The Iranian regime accused Britain, the US and Saudi Arabia of fomenting protests in the country as government forces struggled to contain the increasingly violent and widespread unrest.
In his first public comments since protests began six days ago, Iran’s supreme leader Ayatollah Khamenei blamed the uprising on the “enemies of Iran” and said foreign governments were sending money and weapons to undermine the Islamic Republic.
"The enemy is always looking for an opportunity and any crevice to infiltrate and strike the Iranian nation,” he said.
At least 21 people have been killed since last Thursday, including a police officer and a Revolutionary Guardsman, and the violence appeared to be intensifying as security forces fired on crowds and demonstrators attacked police stations.
While President Hassan Rouhani initially offered conciliatory words, saying the protesters had legitimate grievances over the state of the economy, the government’s stance has hardened in recent days.
The head of Tehran’s Revolutionary Court warned that protesters could face the death penalty if convicted of moharebeh, waging war against God, while state television said those arrested after the first 48 hours of demonstrations would be treated more severely.
Around 1,000 people have been arrested so far, authorities said.
Kellyanne Conway, Donald Trump’s senior advisor, said the White House was considering new sanctions on Iran in response to its crackdown on the protesters. The sanctions would likely take aim at the Revolutionary Guard, the regime’s elite forces which also control major business interests.
Ali Shamkhani, one of Iran’s top security officials, said that Britain, the US and Saudi Arabia were behind the protests and had generated many of the calls on social media for people to take to the streets.
"What is happening in Iran will be over in a few days, and there is no reason to worry at all," he said, according to Iran’s Press TV.
Protests in Iran - map
While the last major protests in 2009 were propelled by affluent Tehranis angry over disputed election results, the current wave of unrest is spread geographically across the country and many of the demonstrators are from the lower-middle and working classes.
“There is a growing consensus that the protests are comprised primarily of members of the working class, who are most vulnerable to chronic unemployment and a rises in the cost of living,” said Esfandyar Batmanghelidj, founder of the Bourse & Bazaar website, which tracks Iran's economy.

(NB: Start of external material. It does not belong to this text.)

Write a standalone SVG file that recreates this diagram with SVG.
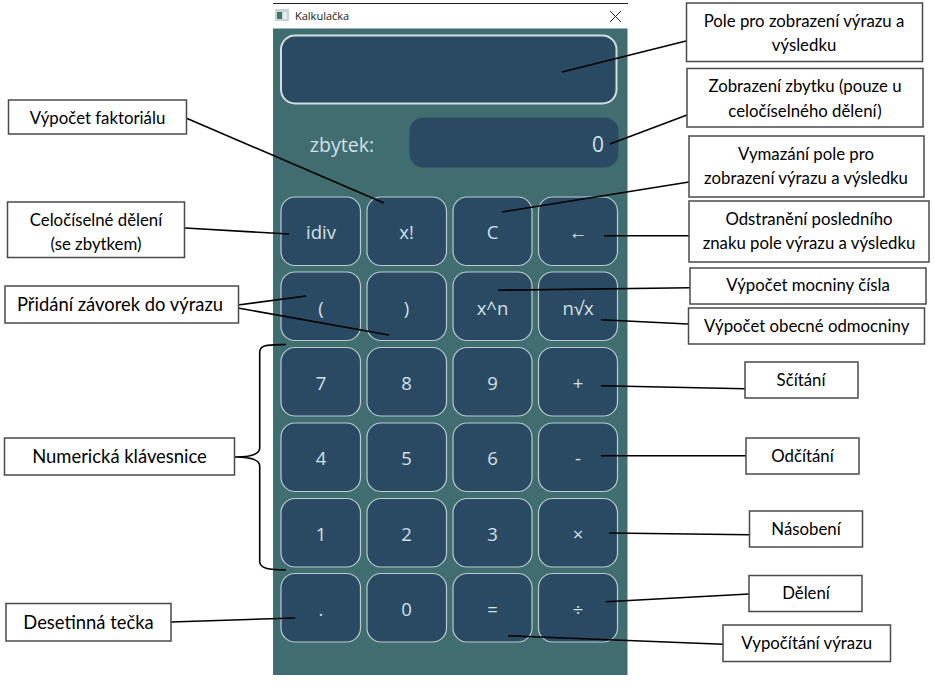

Many protesters said they had taken to the streets out of economic frustration and a sense that the economy was not improving even after the 2015 nuclear deal which eased sanctions on Iran.
“It is quite clearly against unemployment, poverty and the miserable life of the nation,” said one young man interviewed in an Iranian television report widely shared on social media.
Unemployment in Iran stands at more than 12 per cent while youth unemployment is at 29 per cent, according to the Statistical Centre of Iran.
Protests broke out in dozens of cities and towns across the country, with some of the most intense violence taking place in places that few Iranians had ever heard of.
Many said they needed to look up Qahderijan, a town of just 30,000 people, where six demonstrators were reportedly killed as a crowd tried to attack a police station.
“Whereas the  Green Movement started in Tehran this is happening in smaller cities and towns, in places which may not have seen protests since 1979,” said Holly Dagres, editor of the Iranist newsletter.
The 2009 protests were also headed by two reformist presidential candidates, while the current demonstrations appear to be leaderless. Both candidates were eventually arrested and their detention helped to quell the demonstrations.
Analysts said the leaderless current protests could not be decapitated so easily but that without figureheads the movement would lack strategic direction and might die out of its own accord.
Security forces were deployed heavily in Tehran to try to prevent the capital from becoming a stage for widespread demonstrations. “It is as if the capital city has been occupied by a foreign army,” wrote Jaffar Panahi, one of Iran’s most famous film directors.